The dollar’s rise is becoming more emphatic as markets await clues on how many further hikes there could be this year, after tonight’s.

Relax, its Fed day

Three straight days of clean gains and a fourth firm start for the dollar and 10-year Treasury yields reflect the complete absence of uncertainty about the Federal Reserve’s policy decision tonight. As such, investors are as relaxed as they can be. Key European stock markets are tilting higher after a weaker start; S&P, Dow and Nasdaq contracts are looking tentatively forwards. Beyond the hike baked in with 87% probability there is even additional policy clarity a few months ahead. Only one more 25-basis point rise is fully priced in 2018, probably in September, leaving only December, the remaining non-consecutive month with a press conference and economic forecast updates scheduled, for more tightening. Then the horizon goes hazy. As usual, the policy statement and the dot plot, will be pored over. But Fed statements are increasingly synonymous and if dot plots were as useful a tool as intended, analysts would be out of a job. Job market at full capacity? Check. Inflation holding “symmetrically” near 2%? Check. (And check out Treasury yields.) Plus, one-year rates are priced at 3.01%, 3.07% for two years’ time and 3.06% 5 years ahead. In short, we market participants would like to think we’ve got the rates outlook sewn up, but uncertainty is the only certainty. That will keep surer-footed dollar bulls looking over their shoulder for many months to come, though even minor missteps in ECB or BoJ forward guidance later in the week, could hand the greenback more momentum. This afternoon’s U.S. PPI releases are the last on the agenda before the Fed consumes all market attention tonight.

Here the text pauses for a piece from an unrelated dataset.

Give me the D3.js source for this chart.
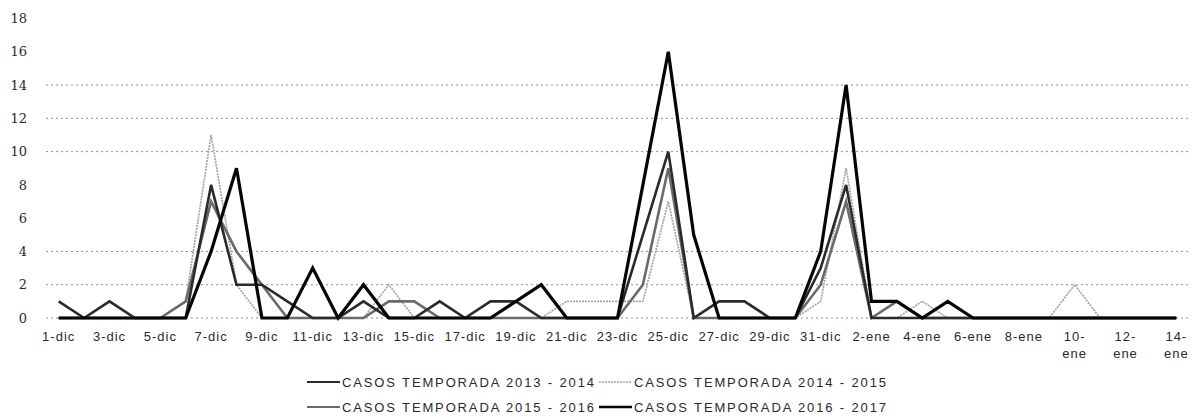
<!DOCTYPE html>
<html>
<head>
<meta charset="utf-8">
<script src="https://cdn.jsdelivr.net/npm/d3@7"></script>
<style>
  body { margin: 0; background: #fff; }
  svg { display: block; }
</style>
</head>
<body>
<svg id="chart"></svg>
<script>
// categories: one per day, 1-dic .. 14-ene
const days = [
  "1-dic","2-dic","3-dic","4-dic","5-dic","6-dic","7-dic","8-dic","9-dic","10-dic",
  "11-dic","12-dic","13-dic","14-dic","15-dic","16-dic","17-dic","18-dic","19-dic","20-dic",
  "21-dic","22-dic","23-dic","24-dic","25-dic","26-dic","27-dic","28-dic","29-dic","30-dic",
  "31-dic","1-ene","2-ene","3-ene","4-ene","5-ene","6-ene","7-ene","8-ene","9-ene",
  "10-ene","11-ene","12-ene","13-ene","14-ene"
];

const casos2013 = [1,0,1,0,0,0,8,2,2,1, 0,0,1,0,0,1,0,1,1,0, 0,0,0,5,10,0,1,1,0,0, 3, 8,0,0,0,0,0,0,0,0,0,0,0,0,0];
const casos2014 = [0,0,0,0,0,1,11,2,0,0, 0,0,0,2,0,0,0,0,0,0, 1,1,1,1,7,0,0,0,0,0, 1, 9,0,0,1,0,0,0,0,0,2,0,0,0,0];
const casos2015 = [0,0,0,0,0,1,7,4,2,0, 0,0,0,1,1,0,0,0,0,0, 0,0,0,2,9,0,0,0,0,0, 2, 7,0,1,0,0,0,0,0,0,0,0,0,0,0];
const casos2016 = [0,0,0,0,0,0,4,9,0,0, 3,0,2,0,0,0,0,0,1,2, 0,0,0,8,16,5,0,0,0,0, 4, 14,1,1,0,1,0,0,0,0,0,0,0,0,0];

const seriesNames = [
  "CASOS TEMPORADA 2013 - 2014",
  "CASOS TEMPORADA 2014 - 2015",
  "CASOS TEMPORADA 2015 - 2016",
  "CASOS TEMPORADA 2016 - 2017"
];

const yTicks = [0,2,4,6,8,10,12,14,16,18];
const gridValues = [0,2,4,10,12,14]; // the ones that survive in the scan
const xTickLabels = days.filter((d, i) => i % 2 === 0);
const wrapped = ["10-ene","12-ene","14-ene"];

const width = 1192, height = 419;

const svg = d3.select("#chart")
  .attr("width", width)
  .attr("height", height);

const x = d3.scaleBand()
  .domain(days)
  .range([46, 1189])
  .padding(0);

const y = d3.scaleLinear()
  .domain([0, 18])
  .range([318, 18.5]);

const cx = d => x(d) + x.bandwidth() / 2;

// dotted grid
svg.append("g")
  .selectAll("line")
  .data(gridValues)
  .enter()
  .append("line")
  .attr("x1", 46)
  .attr("x2", 1189)
  .attr("y1", d => y(d))
  .attr("y2", d => y(d))
  .attr("stroke", "#8e8e8e")
  .attr("stroke-width", 1)
  .attr("stroke-dasharray", "2,3");

// Y axis
svg.append("g")
  .attr("transform", "translate(27,0)")
  .call(d3.axisLeft(y).tickValues(yTicks).tickSize(0).tickPadding(0))
  .call(g => g.select(".domain").remove())
  .selectAll("text")
  .attr("font-family", "DejaVu Serif")
  .attr("font-size", 13)
  .attr("fill", "#2a2a2a");

// X axis
const xAxis = svg.append("g")
  .attr("transform", "translate(0,318)")
  .call(d3.axisBottom(x).tickValues(xTickLabels).tickSize(0).tickPadding(14));

xAxis.select(".domain").remove();

xAxis.selectAll("text")
  .attr("font-family", "Liberation Sans")
  .attr("font-size", 13)
  .attr("letter-spacing", "1px")
  .attr("fill", "#2a2a2a")
  .each(function (d) {
    if (wrapped.includes(d)) {
      const t = d3.select(this);
      const parts = d.split("-");
      t.text(null);
      t.append("tspan").attr("x", 0).text(parts[0] + "-");
      t.append("tspan").attr("x", 0).attr("dy", "1.3em").text(parts[1]);
    }
  });

// series
const series = [
  { name: seriesNames[1], values: casos2014, color: "#a4a4a4", width: 1.7, dash: "2,1" },
  { name: seriesNames[2], values: casos2015, color: "#6a6a6a", width: 2.6, dash: null },
  { name: seriesNames[0], values: casos2013, color: "#2a2a2a", width: 2.6, dash: null },
  { name: seriesNames[3], values: casos2016, color: "#050505", width: 3.2, dash: null }
];

const line = d3.line()
  .x((d, i) => cx(days[i]))
  .y(d => y(d));

svg.append("g")
  .selectAll("path")
  .data(series)
  .enter()
  .append("path")
  .attr("d", d => line(d.values))
  .attr("fill", "none")
  .attr("stroke", d => d.color)
  .attr("stroke-width", d => d.width)
  .attr("stroke-dasharray", d => d.dash)
  .attr("stroke-linejoin", "miter");

// legend, two rows of two
const legendItems = [
  { name: seriesNames[0], color: "#2a2a2a", width: 2.2, dash: null, col: 0, row: 0 },
  { name: seriesNames[1], color: "#a4a4a4", width: 1.6, dash: "2,1", col: 1, row: 0 },
  { name: seriesNames[2], color: "#6a6a6a", width: 2.2, dash: null, col: 0, row: 1 },
  { name: seriesNames[3], color: "#050505", width: 2.4, dash: null, col: 1, row: 1 }
];

const legend = svg.append("g")
  .selectAll("g")
  .data(legendItems)
  .enter()
  .append("g")
  .attr("transform", d => `translate(${307 + d.col * 292}, ${382 + d.row * 25})`);

legend.append("line")
  .attr("x1", 0)
  .attr("x2", 33)
  .attr("stroke", d => d.color)
  .attr("stroke-width", d => d.width)
  .attr("stroke-dasharray", d => d.dash);

legend.append("text")
  .attr("x", 35)
  .attr("dy", "0.35em")
  .attr("font-family", "Liberation Sans")
  .attr("font-size", 13)
  .attr("textLength", 252)
  .attr("lengthAdjust", "spacing")
  .attr("fill", "#2a2a2a")
  .text(d => d.name);
</script>
</body>
</html>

Sterling slices through in-line CPI

Such dollar ambiguity has been little help for sterling, with traders looking straight through the morning’s in-line CPI print for a month when fuel prices were rocketing. The ONS pointed to offsetting factors like a fall in computer games sales though the rationalisation does not negate the notion of curbed discretionary spending. With the triumvirate of recent official data—growth, jobs and inflation—providing grounds for disappointment, the coffin lid has been closed over any additional BoE rise this year, even if the final nail has yet to be driven home. Meanwhile, the government’s week in Westminster will get no better just yet, despite, or perhaps because of Tuesday night’s last-minute concession to Conservative rebels that defeated Brexit Bill amendments. Credit was at least as much due to the talent of party whips as Downing Street’s political adroitness. Reports of a promised new amendment, providing MPs with more say as Brexit becomes imminent splintered almost immediately, as factions spun their own versions. A Friday deadline to table a new Withdrawal Bill amendment looms, ahead of a Lords vote on Monday. A No-Deal Brexit deal is less likely, though the sense of a slow-motion car crash continues. Hence the pound against the dollar’s next move probably has the least mystery amongst majors right now as the rate accelerates to $1.33 dead, post data. The handle is part of a complex including May’s close of $1.3298, and the low at $1.3203. This implies there are few solid staging posts between $1.33 and $1.32.